Russians smash villages in push towards Grozny

AS SNOW fell in Chechnya yesterday the Russian army continued to steamroller its way through Chechen villages, behind a relentless bombardment by its artillery and air force.

"The Russians are in contact with the Chechen fighters only when the fighters attack them," said Usam Baisaev, a Chechen journalist. "In the last war some places were unharmed by the Russians, but now nowhere is safe. In every village there are 10 or 20 dead civilians."

It is a strategy that has worked so far in the Russian army's six-week- long campaign, which now aims for the total conquest of Chechnya, ending the republic's three years of de facto independence.

First the army easily captured the flat plains of northern Chechnya; now its forces are grinding through the heavily populated centre of the country. Yesterday the army said it had all but surrounded Grozny, the Chechen capital.

The real momentum behind the war is the electoral battle in Moscow over who will succeed President Boris Yeltsin in the Kremlin next year. Vladimir Putin, the Prime Minister, has in effect promised Russians a total victory with few casualties on their side. The promise will be difficult to keep. But so far the Russian army has avoided the disasters of the first Chechen war, in 1994-96, when uncoordinated thrusts into Grozny by its tanks and infantry were ambushed by Chechen fighters.
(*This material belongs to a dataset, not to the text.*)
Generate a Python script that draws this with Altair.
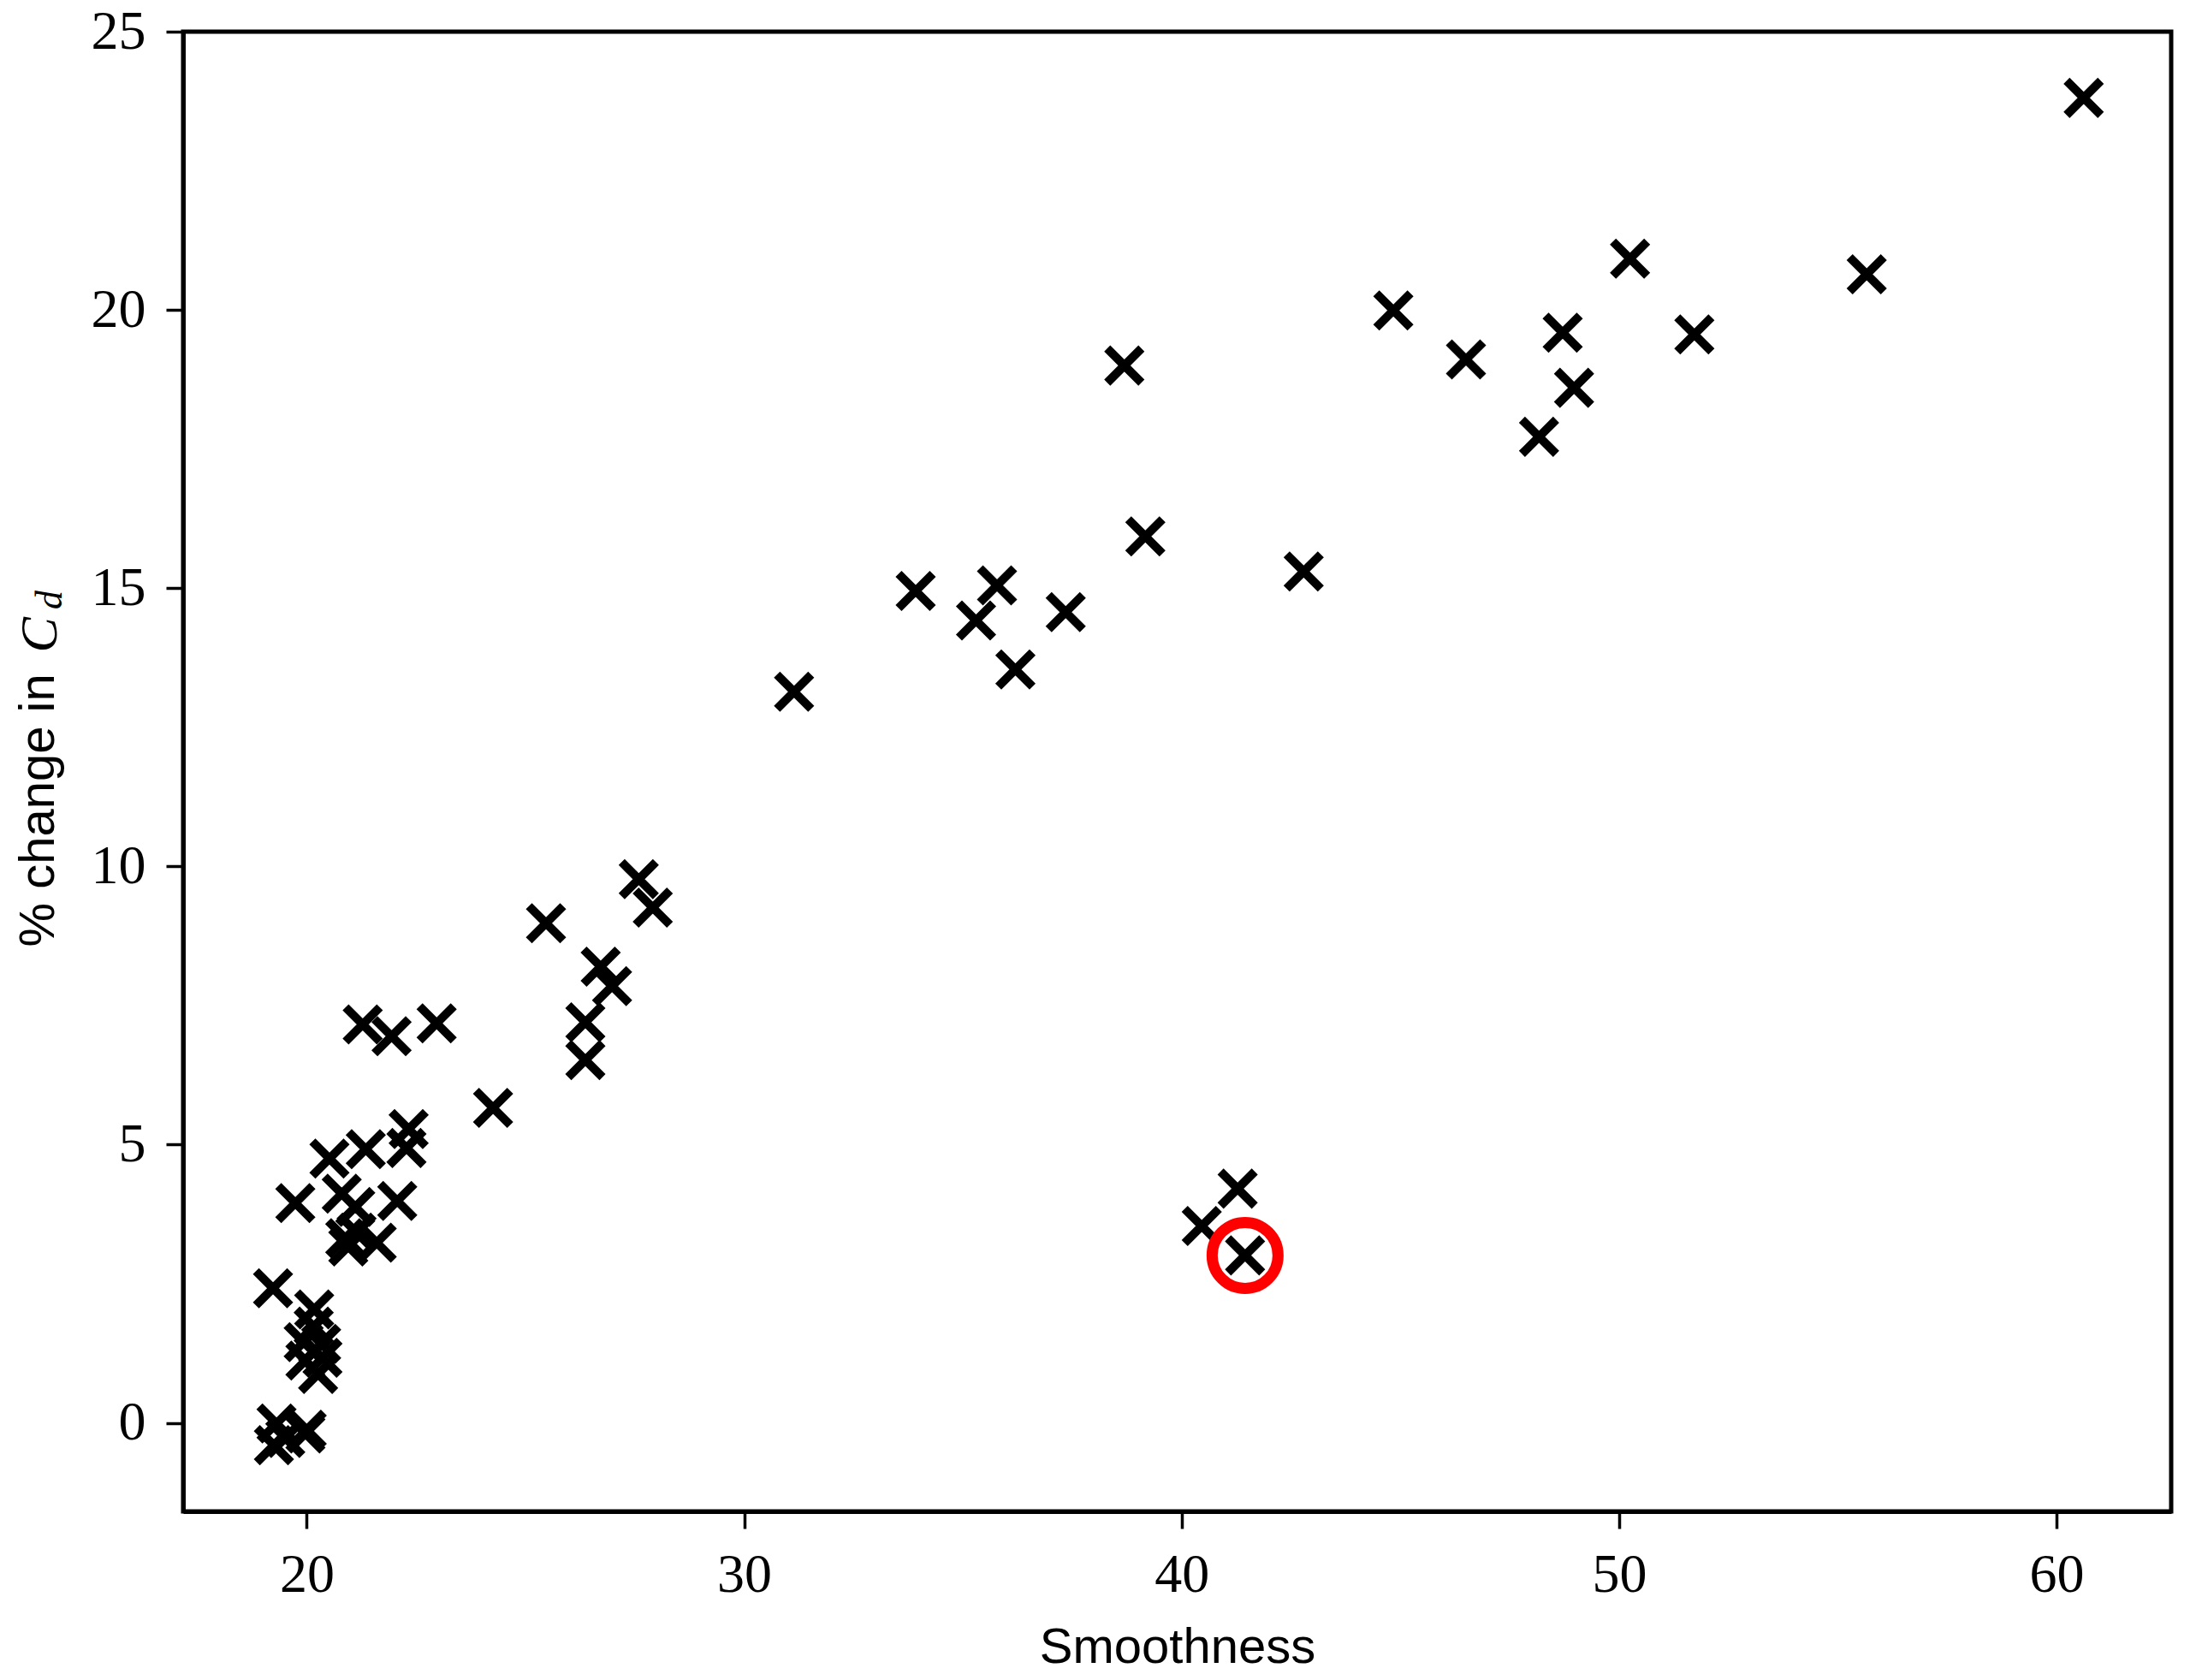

In this war Russia is being more cautious. It is trying to stop isolated detachments from being picked off. "In the last war the Russians tried to fight their way into villages," said one Chechen observer. "Now they blockade them and try to force them to surrender under threat of destruction by their artillery."

The weakness in that strategy is that it inflicts few casualties on the Chechen guerrilla army led by President Aslan Maskhadov. His men have been systematically withdrawing, fighting only in selected places, such as Goragorsky, in north-west Chechnya, and Bamut, near the border with Ingushetia.

In theory the Chechens have 25,000 guerrillas under arms. Mr Maskhadov's presidential guard is about 2,500-strong, and the national army contains 4,000 men. But those figures probably exaggerate Chechnya's fighting strength. And its real problems are less manpower than food, ammunition and equipment. In the last war there were probably only 3,000 full-time guerrillas, and this time round the number is unlikely to exceed 10,000.

The Russian army has an estimated 100,000 men in Chechnya, but that will not be enough for the strategy of static warfare favoured by the Russian generals. The generals have two problems: whether or not to storm Grozny, where their troops were slaughtered in savage street-fighting in the last war, and how to occupy the Caucasus mountains, in southern Chechnya. And there are rumours of a division within the high command.

Russia can win in Chechnya, but only by deploying large numbers of troops for a long time. It would need to garrison every village and hilltop. And the Russian army is up against a soldier of proven skills in President Maskhadov. He will certainly want to fight a long war, in the hope that there will be a change in Russian public opinion - which has hitherto backed the invasion - as time passes and casualties mount.